COPD Subtypes Are Differentially Associated With Cardiovascular Events and COPD Exacerbations
COPDのサブタイプは、心血管イベントやCOPDの増悪と異なる関連が存在する
背景
冠動脈カルシウムスコア(CACS)および肺動脈と大動脈の直径比(PA比)は、それぞれ心血管イベントやCOPD(慢性閉塞性肺疾患)悪化の予測因子として胸部CTスキャンから測定されている。しかし、これらの予測因子と臨床転帰の相互関係についてはほとんど知られていない。また、COPDのサブタイプが臨床転帰に与える予後的な影響についても十分に解明されていない。
研究課題
これら2つの胸部CTスキャン由来のパラメーターは、異なるCOPDサブタイプにおいて、その後の心血管イベントやCOPD悪化をどのように予測できるか?
研究デザインと方法
COPDGene研究データを使用し、COPD患者(GOLD基準の肺機能グレード2〜4)の心血管疾患(CVD)およびCOPD悪化リスクを前向きに評価した。研究登録時のCACSおよびPA比に焦点を当て、ロジスティック回帰モデルを使用してこれらの転帰を解析した。

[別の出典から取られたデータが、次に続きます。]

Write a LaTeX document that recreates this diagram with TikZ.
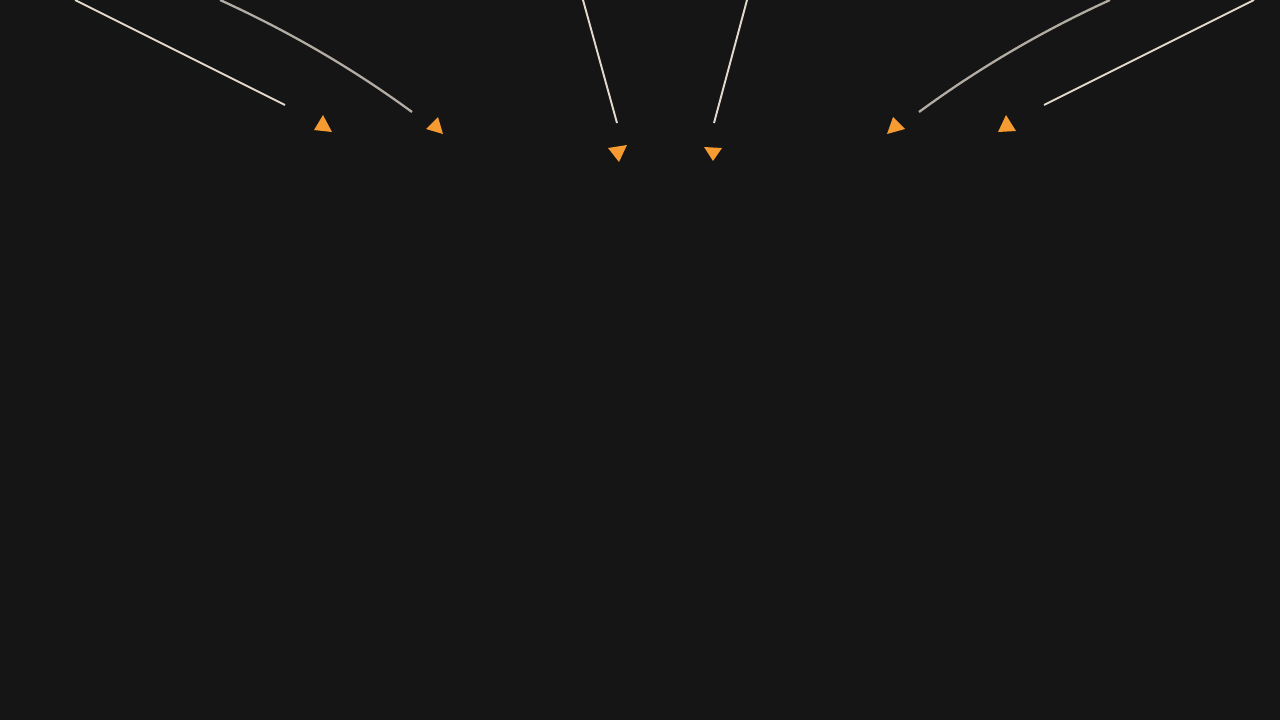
\documentclass[tikz,border=0pt]{standalone}
\definecolor{bg}{HTML}{151515}
\definecolor{wirelight}{HTML}{E2D9CD}
\definecolor{wiregrey}{HTML}{B3ACA4}
\definecolor{tipfill}{HTML}{F59B32}
\tikzset{
  wire/.style={draw=wirelight,line width=1.1pt},
  wiredim/.style={draw=wiregrey,line width=1.3pt},
  tipmark/.style={fill=tipfill,draw=none},
}
\begin{document}
\begin{tikzpicture}[x=0.02cm,y=-0.02cm]
   \fill[bg] (0,0) rectangle (1280,720);
   \useasboundingbox (0,0) rectangle (1280,720);
   % line ends
   \coordinate (a1) at (75,0);    \coordinate (b1) at (285,105);
   \coordinate (a2) at (220,0);   \coordinate (b2) at (412,112);
   \coordinate (a3) at (583,0);   \coordinate (b3) at (617,123);
   \coordinate (a4) at (747,0);   \coordinate (b4) at (714,123);
   \coordinate (a5) at (1110,0);  \coordinate (b5) at (919,112);
   \coordinate (a6) at (1254,0);  \coordinate (b6) at (1044,105);
   \draw[wire] (a1) -- (b1);
   \draw[wiredim] (a2) .. controls (288,31) and (352,68) .. (b2);
   \draw[wire] (a3) -- (b3);
   \draw[wire] (a4) -- (b4);
   \draw[wiredim] (a5) .. controls (1042,31) and (979,68) .. (b5);
   \draw[wire] (a6) -- (b6);
   % tips
   \fill[tipmark] (323,115) -- (314,130) -- (332,132) -- cycle;
   \fill[tipmark] (438,117) -- (426,129) -- (443,134) -- cycle;
   \fill[tipmark] (608,148) -- (627,145) -- (619,162) -- cycle;
   \fill[tipmark] (704,147) -- (722,148) -- (713,161) -- cycle;
   \fill[tipmark] (893,117) -- (905,129) -- (887,134) -- cycle;
   \fill[tipmark] (1006,115) -- (998,132) -- (1016,131) -- cycle;
\end{tikzpicture}
\end{document}
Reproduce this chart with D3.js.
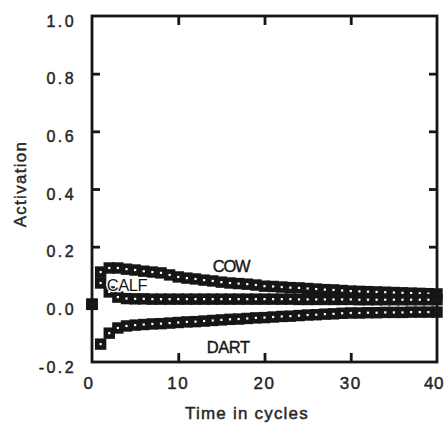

対象としたCOPDの3つのサブタイプは、非気腫優勢型疾患(NEPD)(−950 Hounsfieldユニットでの低吸収エリア[LAA-950] < 5%)の1,042人、気腫優勢型疾患(EPD)(LAA-950 ≥ 10%)の1,324人、中間型気腫疾患(5% ≤ LAA-950 < 10%)の465人であった。
結果
CACSが高い患者(中央値以上)では、心血管イベントのリスクが有意に高く(オッズ比[OR] 1.61; 95%信頼区間[CI], 1.30-2.00)、PA比が高い患者(PA
比 ≥ 1)ではCOPD悪化のリスクが増加していた(OR 1.80; 95% CI, 1.46-2.23)。特に、NEPD患者ではこれらの指標と臨床イベントとの関連がEPD患者よりも強いことが示された(CACSとCVDの関連: NEPD vs EPD OR 2.02 vs 1.41; PA比とCOPD悪化の関連: NEPD vs EPD OR 2.50 vs 1.65)。COPDサブタイプ間でのORの違いは、CACSとCVDに関して統計的に有意であった。
解釈
2つの胸部CTスキャンパラメーターであるCACSとPA比は、心血管イベントおよびCOPD悪化を予測する上で、特定のCOPDサブタイプによって異なる予測価値を持つことが示された。